__TASK INPUTS__
-----

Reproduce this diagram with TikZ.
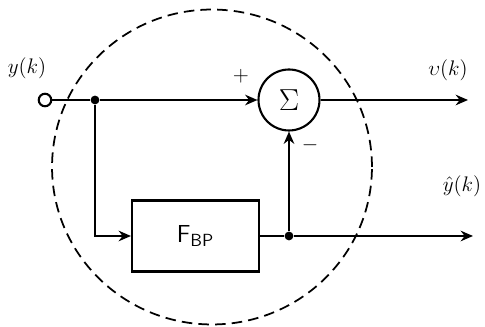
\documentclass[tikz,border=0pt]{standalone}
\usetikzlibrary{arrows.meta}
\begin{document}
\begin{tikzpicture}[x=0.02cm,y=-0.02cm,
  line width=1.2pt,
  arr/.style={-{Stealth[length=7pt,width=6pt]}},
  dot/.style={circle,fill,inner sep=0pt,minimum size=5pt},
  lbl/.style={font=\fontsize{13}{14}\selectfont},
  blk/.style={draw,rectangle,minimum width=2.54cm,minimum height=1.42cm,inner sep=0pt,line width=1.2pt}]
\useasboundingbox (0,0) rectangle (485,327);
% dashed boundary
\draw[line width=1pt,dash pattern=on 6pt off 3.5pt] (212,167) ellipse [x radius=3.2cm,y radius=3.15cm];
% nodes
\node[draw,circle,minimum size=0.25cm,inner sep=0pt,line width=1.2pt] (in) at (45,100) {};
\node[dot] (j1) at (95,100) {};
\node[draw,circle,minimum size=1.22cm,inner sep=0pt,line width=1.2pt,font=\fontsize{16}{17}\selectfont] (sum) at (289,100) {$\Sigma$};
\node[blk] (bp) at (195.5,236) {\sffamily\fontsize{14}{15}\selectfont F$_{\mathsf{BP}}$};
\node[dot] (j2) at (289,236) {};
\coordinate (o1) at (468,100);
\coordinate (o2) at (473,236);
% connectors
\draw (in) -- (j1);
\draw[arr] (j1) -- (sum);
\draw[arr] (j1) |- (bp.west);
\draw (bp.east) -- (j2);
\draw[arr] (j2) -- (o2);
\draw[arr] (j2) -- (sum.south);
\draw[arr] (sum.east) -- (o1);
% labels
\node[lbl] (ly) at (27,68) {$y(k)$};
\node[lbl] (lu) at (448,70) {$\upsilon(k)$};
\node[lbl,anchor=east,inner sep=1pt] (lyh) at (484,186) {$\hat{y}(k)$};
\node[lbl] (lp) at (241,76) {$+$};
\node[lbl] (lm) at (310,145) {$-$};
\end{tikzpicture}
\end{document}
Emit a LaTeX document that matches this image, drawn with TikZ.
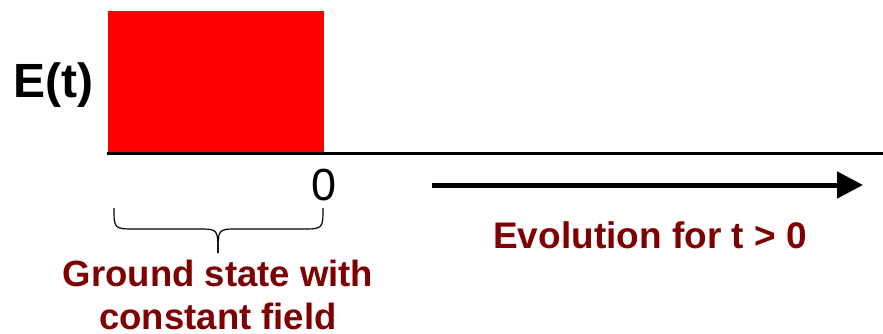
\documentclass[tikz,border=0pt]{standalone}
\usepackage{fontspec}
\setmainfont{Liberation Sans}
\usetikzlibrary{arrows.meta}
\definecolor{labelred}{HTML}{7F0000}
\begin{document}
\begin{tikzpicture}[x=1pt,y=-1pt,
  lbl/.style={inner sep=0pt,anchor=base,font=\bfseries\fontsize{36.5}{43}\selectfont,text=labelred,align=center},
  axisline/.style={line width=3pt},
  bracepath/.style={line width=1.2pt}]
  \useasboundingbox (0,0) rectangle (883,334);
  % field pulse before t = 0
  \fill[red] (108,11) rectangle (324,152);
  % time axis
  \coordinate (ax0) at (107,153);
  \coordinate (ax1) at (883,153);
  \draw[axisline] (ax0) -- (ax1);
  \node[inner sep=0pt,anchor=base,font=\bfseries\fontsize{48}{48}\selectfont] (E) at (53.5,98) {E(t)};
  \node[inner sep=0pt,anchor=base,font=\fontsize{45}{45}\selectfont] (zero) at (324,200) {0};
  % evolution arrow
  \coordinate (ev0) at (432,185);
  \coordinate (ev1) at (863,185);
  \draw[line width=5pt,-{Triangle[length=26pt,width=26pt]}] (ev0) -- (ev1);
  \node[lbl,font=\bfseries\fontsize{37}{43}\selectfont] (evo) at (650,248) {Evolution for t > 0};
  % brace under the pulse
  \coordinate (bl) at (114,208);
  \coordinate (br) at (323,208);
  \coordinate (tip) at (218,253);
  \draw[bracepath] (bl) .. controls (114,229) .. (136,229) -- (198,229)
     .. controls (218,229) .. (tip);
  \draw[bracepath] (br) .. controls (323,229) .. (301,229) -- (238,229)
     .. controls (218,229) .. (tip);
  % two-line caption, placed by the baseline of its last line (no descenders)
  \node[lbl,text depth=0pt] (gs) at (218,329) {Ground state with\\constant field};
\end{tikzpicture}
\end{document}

-----

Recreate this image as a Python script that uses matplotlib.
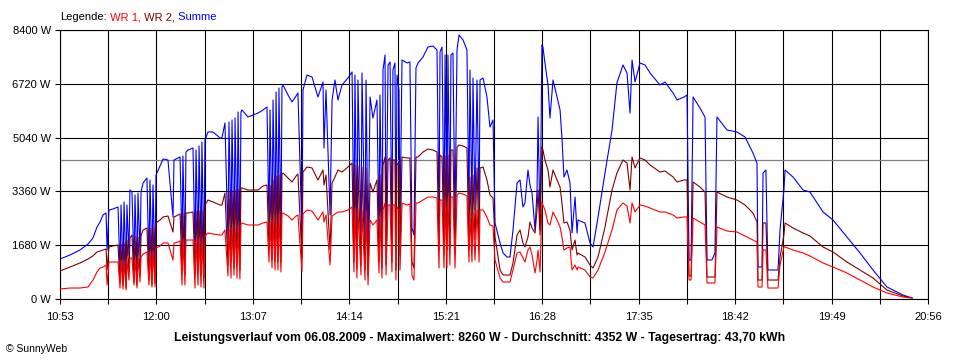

-----

__TASK TO CARRY OUT__
Pick out each line containing the string "image" and copy it.

__ANSWER TO THE PROBLEM__
Emit a LaTeX document that matches this image, drawn with TikZ.
Recreate this image as a Python script that uses matplotlib.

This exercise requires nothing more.